Since Pearson’s last field-goal attempt — a 54-yarder in a loss at Wilkes-Barre/Scranton — Biladeau twice has elected to go for it with the Wheelers facing fourth-and-long inside their 10-yard line. Both times he sent Pearson onto the field first before switching in the offense; both times the offense came through, got the first down and scored a play later.
“Coach Biladeau looks at field goals as a bonus,” Pearson said with a shrug. “We haven’t attempted hardly any all year.”
Forstrom in Green Bay, really, is an anomaly. Field goals traditionally don’t carry much weight in the arena game. Made PATs and well-placed kickoffs are what earn a player his paycheck. There, Pearson has been … well … inconsistent at best.
“You want a guy to hit 80 to 85 percent of his extra points. That’s one thing, and then to hit the net on kickoffs,” Biladeau said. “He has struggled with that. It’s a mental thing, because he does it in practice, and he does it, at times, in the games.
“Kickers are a different bunch. They’re, ah … I don’t think any coach can figure out their kicker. You can tell him, ‘Hit the net,’ but there is obviously more that goes into it than that.”
Lately, Pearson has been finding the back net on kickoffs more frequently, which he says is a result of slowing down his approach. But his PAT accuracy, 83 percent last season in Central Valley and 78 percent through seven games this year, has dipped to 69 percent the past five games.

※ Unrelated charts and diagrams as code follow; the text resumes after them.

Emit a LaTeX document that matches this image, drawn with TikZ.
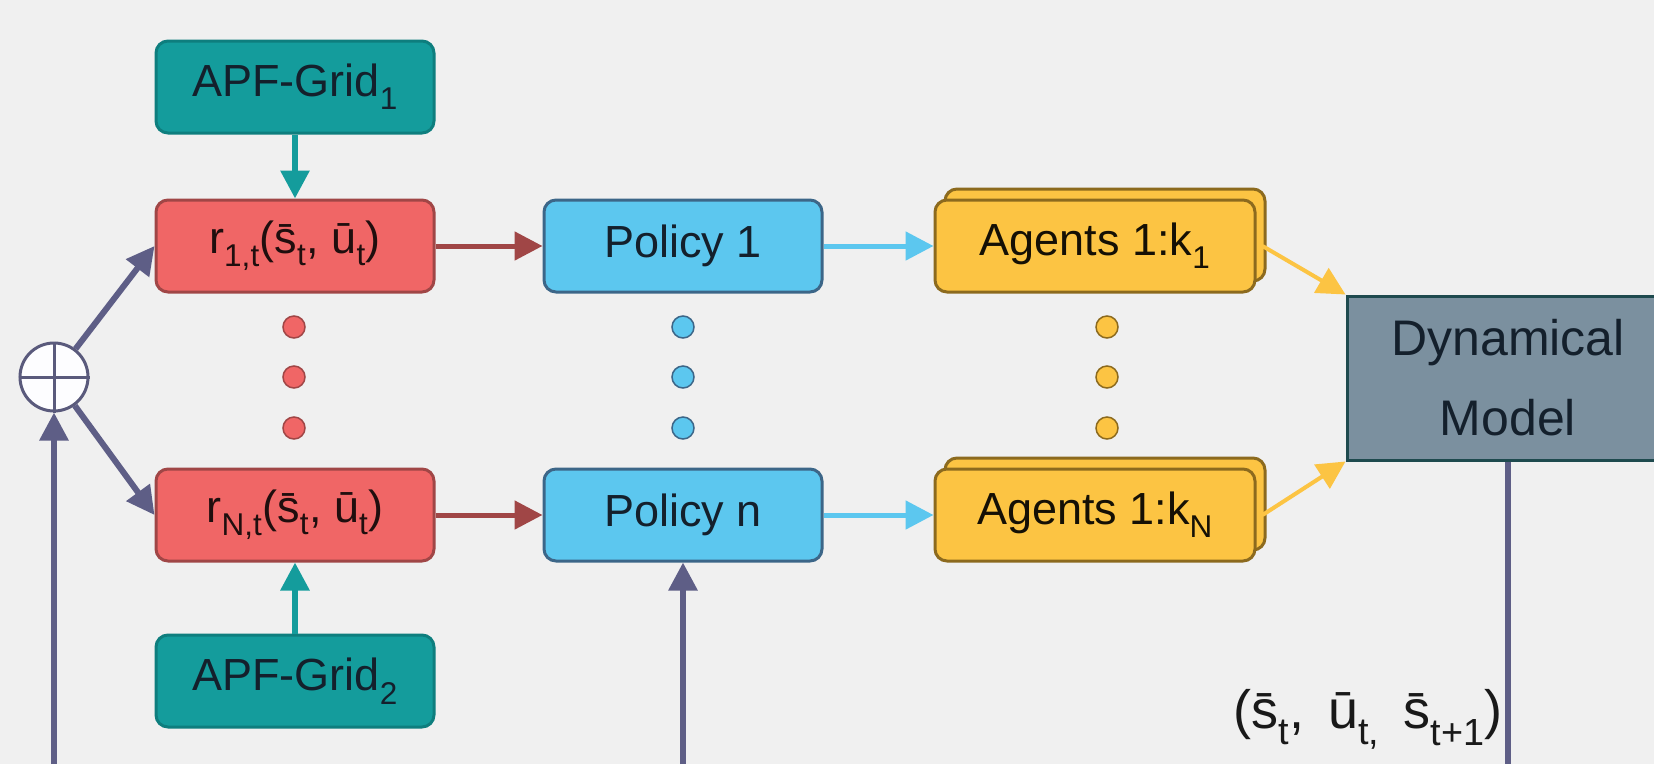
\documentclass[tikz,border=0pt]{standalone}
\usepackage{fontspec}
\setmainfont{Liberation Sans}
\usetikzlibrary{arrows.meta,shadows}
\definecolor{bgc}{HTML}{F0F0F0}
\definecolor{tealf}{HTML}{149C9C}
\definecolor{teald}{HTML}{0E7E7E}
\definecolor{redf}{HTML}{F06666}
\definecolor{redd}{HTML}{A04646}
\definecolor{bluef}{HTML}{5CC7EF}
\definecolor{blued}{HTML}{3C6688}
\definecolor{yelf}{HTML}{FCC443}
\definecolor{yeld}{HTML}{8C6A1E}
\definecolor{dmf}{HTML}{7B909F}
\definecolor{dmd}{HTML}{1E4A4E}
\definecolor{sumd}{HTML}{5A5A7C}
\definecolor{arrg}{HTML}{5E5E86}
\definecolor{txt}{HTML}{14202C}
\tikzset{
  bx/.style={draw, rounded corners=12pt, line width=3pt, minimum width=278pt, minimum height=92pt, inner sep=0pt, font=\fontsize{45}{55}\selectfont, text=txt},
  apf/.style={bx, fill=tealf, draw=teald},
  rew/.style={bx, fill=redf, draw=redd, text=black!80!redd},
  pol/.style={bx, fill=bluef, draw=blued},
  agt/.style={bx, fill=yelf, draw=yeld, minimum width=320pt, text=black!85!yeld, copy shadow={shadow xshift=10pt, shadow yshift=11pt}},
  dotr/.style={circle, draw=redd, fill=redf, line width=1.5pt, minimum size=22pt, inner sep=0pt},
  dotb/.style={circle, draw=blued, fill=bluef, line width=1.5pt, minimum size=22pt, inner sep=0pt},
  doty/.style={circle, draw=yeld, fill=yelf, line width=1.5pt, minimum size=22pt, inner sep=0pt},
  tip/.style={-{Triangle[length=28pt,width=28pt]}},
  garr/.style={tip, draw=arrg, line width=6pt},
  carr/.style={tip, line width=5pt},
}
\begin{document}
\begin{tikzpicture}[x=1pt,y=-1pt]
\fill[bgc] (0,0) rectangle (1654,764);
\useasboundingbox (0,0) rectangle (1654,764);
% nodes
\node[apf] (apf1) at (295,87) {APF-Grid\textsubscript{1}};
\node[rew] (r1) at (295,246) {r\textsubscript{1,t}(\=s\textsubscript{t}, \=u\textsubscript{t})};
\node[rew] (rN) at (295,515) {r\textsubscript{N,t}(\=s\textsubscript{t}, \=u\textsubscript{t})};
\node[apf] (apf2) at (295,681) {APF-Grid\textsubscript{2}};
\node[pol] (p1) at (683,246) {Policy 1};
\node[pol] (pn) at (683,515) {Policy n};
\node[agt] (a1) at (1095,246) {Agents 1:k\textsubscript{1}};
\node[agt] (aN) at (1095,515) {Agents 1:k\textsubscript{N}};
\node[draw=dmd, fill=dmf, line width=3pt, minimum width=322pt, minimum height=164pt, inner sep=0pt, align=center, text=txt, font=\fontsize{50}{80}\selectfont] (dm) at (1508,378) {Dynamical\\Model};
\node[circle, draw=sumd, fill=white!80!blue!4, line width=3pt, minimum size=68pt, inner sep=0pt] (sum) at (54,377) {};
\draw[sumd, line width=3pt] (sum.north) -- (sum.south) (sum.west) -- (sum.east);
% dots
\foreach \y [count=\i] in {327,377,428}{
  \node[dotr] (dr\i) at (294,\y) {};
  \node[dotb] (db\i) at (683,\y) {};
  \node[doty] (dy\i) at (1107,\y) {};
}
% label
\node[font=\fontsize{54}{60}\selectfont, text=black!90, inner sep=2pt] (lab) at (1368,719) {(\=s\textsubscript{t},\, \=u\textsubscript{t,}\, \=s\textsubscript{t+1})};
% free ends
\coordinate (b1) at (54,764);
\coordinate (b2) at (683,764);
\coordinate (b3) at (1508,764);
% connectors
\draw[garr] (b1) -- (sum.south);
\draw[garr] (sum) -- (r1.west);
\draw[garr] (sum) -- (rN.west);
\draw[garr] (b2) -- (pn.south);
\draw[arrg, line width=6pt] (dm.south) -- (b3);
\draw[carr, draw=tealf, line width=6pt] (apf1.south) -- (r1.north);
\draw[carr, draw=tealf, line width=6pt] (apf2.north) -- (rN.south);
\draw[carr, draw=redd] (r1.east) -- (p1.west);
\draw[carr, draw=redd] (rN.east) -- (pn.west);
\draw[carr, draw=bluef] (p1.east) -- (a1.west);
\draw[carr, draw=bluef] (pn.east) -- (aN.west);
\draw[carr, draw=yelf, line width=4pt] ([xshift=6pt]a1.east) -- (dm.north west);
\draw[carr, draw=yelf, line width=4pt] ([xshift=6pt]aN.east) -- (dm.south west);
\end{tikzpicture}
\end{document}
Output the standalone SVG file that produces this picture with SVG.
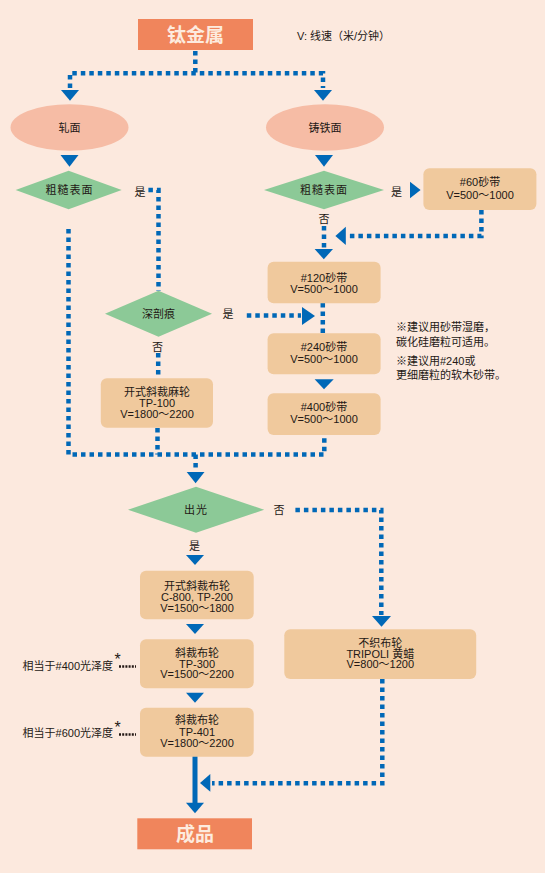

A new long-snapper has made things interesting at times, but Pearson says it’s on him to put it through the uprights.
“I’m a golfer. Kicking and golf are very similar,” he said. “It’s basically a matter of keeping your head down and kicking through the ball, just like swinging through the ball in golf.”
A 24-year-old New Jersey native, Pearson works as a personal trainer in Connecticut in the offseason. He says he plans to stick with arena football as long as he has a place to play.
“I love doing what I do,” he said. “There is a lot of stuff I know I have to work on. Right now, I’m not consistent, especially kickoffs. That’s got to be my focus.”